Yes, it’s a big problem when you don’t love yourself. Until my breakdown, because I did not love myself, I thought that my self-worth came solely from my achievements. I depended on “atta boys,” pats on the back, and awards to make me feel valuable and worthwhile. And that led to a life that was way, way out of balance and to numerous problems:

• I became a workaholic. My job was the one place where I could guarantee that I could be number one…if, of course, I was willing to work harder than anyone else. Thus, at Foreign Autopart in the ’90s, I was always the first one at the office and the last one to leave, continually reaching for the next record to break so I could be okay with myself (and frankly, sleep at night!).Quite simply, I was not much of a dad when Josh was young. I regret that now.

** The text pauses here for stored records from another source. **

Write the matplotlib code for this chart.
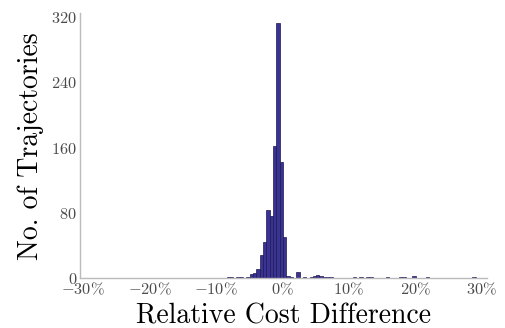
import matplotlib
matplotlib.use("Agg")
import matplotlib.pyplot as plt

plt.rcParams["mathtext.fontset"] = "cm"

# Histogram of relative cost differences (in %), bin width 0.5 %
bin_left = [-8.4, -7.9, -6.9, -6.4, -5.4, -4.9, -4.4, -3.9, -3.4, -2.9, -2.4, -1.9, -1.4,
            -0.9, -0.4, 0.1, 0.6, 1.1, 2.1, 3.1, 4.1, 4.6, 5.1, 5.6, 6.1, 6.6, 7.1,
            10.6, 11.6, 12.6, 13.1, 15.6, 17.6, 18.1, 19.6, 21.6, 28.6]
counts = [1, 2, 1, 2, 2, 5, 6, 11, 28, 44, 83, 76, 162,
          313, 142, 51, 3, 2, 8, 2, 1, 3, 4, 3, 2, 1, 1,
          2, 1, 2, 1, 1, 2, 1, 3, 1, 1]
bin_width = 0.5

x_ticks = [-30, -20, -10, 0, 10, 20, 30]
x_tick_labels = [r"$-30\%$", r"$-20\%$", r"$-10\%$", r"$0\%$", r"$10\%$", r"$20\%$", r"$30\%$"]
y_ticks = [0, 80, 160, 240, 320]
y_tick_labels = [r"$0$", r"$80$", r"$160$", r"$240$", r"$320$"]

fig = plt.figure(figsize=(5.05, 3.28), dpi=100)
ax = fig.add_axes([0.158, 0.152, 0.806, 0.808])

ax.bar(bin_left, counts, width=bin_width, align="edge",
       color="#3a3394", edgecolor="#1c1850", linewidth=0.5)

ax.set_xlim(-30.5, 30.8)
ax.set_ylim(0, 325)
ax.set_xticks(x_ticks)
ax.set_xticklabels(x_tick_labels)
ax.set_yticks(y_ticks)
ax.set_yticklabels(y_tick_labels)
ax.tick_params(axis="both", length=0, labelsize=11.8, labelcolor="#4a4a4a", pad=2)

for side in ("top", "right"):
    ax.spines[side].set_visible(False)
for side in ("left", "bottom"):
    ax.spines[side].set_color("#bbbbbb")
    ax.spines[side].set_linewidth(1.0)

ax.set_xlabel("Relative Cost Difference", fontfamily="cmr10", fontsize=20, labelpad=4)
ax.set_ylabel("No. of Trajectories", fontfamily="cmr10", fontsize=20, labelpad=5)

fig.savefig("out.png", dpi=100, facecolor="white")
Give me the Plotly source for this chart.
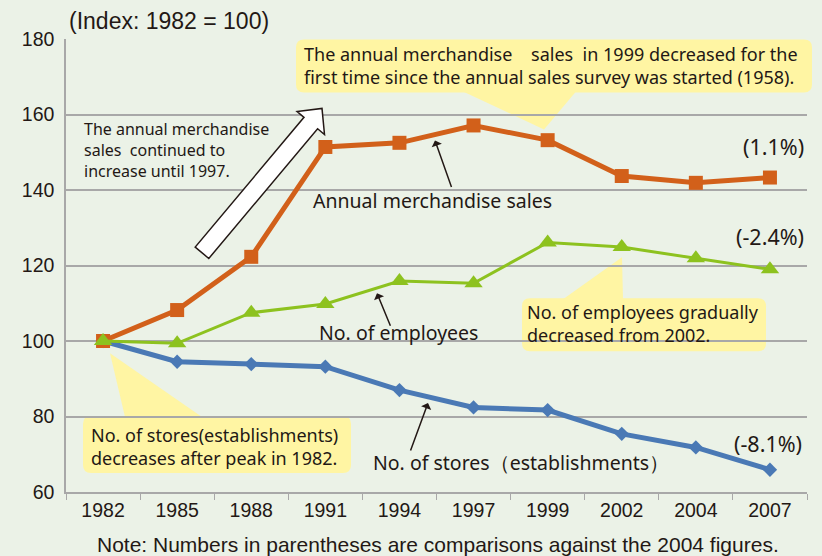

• I didn’t treat myself well. As you may have already guessed, I pushed myself too hard and rarely did “nice” things for myself—even something as simple as taking a nap when I was exhausted. These days, mainly on the weekends, boy do I cherish my naps!!!

• Not all of my relationships were genuine. Because I didn’t value myself, I was often insecure about how others felt about me—even if I didn’t show it. When I was younger, I tended to behave the way I thought people wanted me to instead of doing what I wanted to do or felt was right.

• I was always trying to be everyone else’s favorite person by doing everything for everyone. In this way, I hoped that others would love and appreciate me more. At times, this compulsion led to me being taken advantage of and abused, and later I felt resentful and totally burnt out.

I know I’m not the only one, either. As Valentine’s Day approaches, I think we should all consider how much we do (or don’t!) value our own selves. If you look to others for love and approval instead of giving it to yourself, as I once did, please try to make this change now. The fact is, you can never have totally authentic and meaningful relationships with other people or achieve your full potential until you truly learn to love the wonderful human being you are.

First, acknowledge that of course you’re going to mess up from time to time because you’re human. Then, start making a mental list of your many talents, successes, strengths, and blessings. (Ask your loved ones for help if you need to!) Remember, God made you to be a one-of-a-kind, and He gave you amazing qualities that no one else possesses.

Trust me, once you begin to value and love yourself more, your whole life will change for the better. You’ll be happier (and healthier!), you’ll feel more confident, and your relationships will improve. You may even notice more positive opportunities coming into your life as others begin to respond to you differently.

So, even if you can’t find a Valentine’s Day card addressed to “you” as you do your shopping, don’t forget to show yourself love on February 14th—and every day thereafter! You deserve it! And your kids do too, because—I promise you this—your children will learn to love themselves for who they are and what they do only if you learn how to do this first.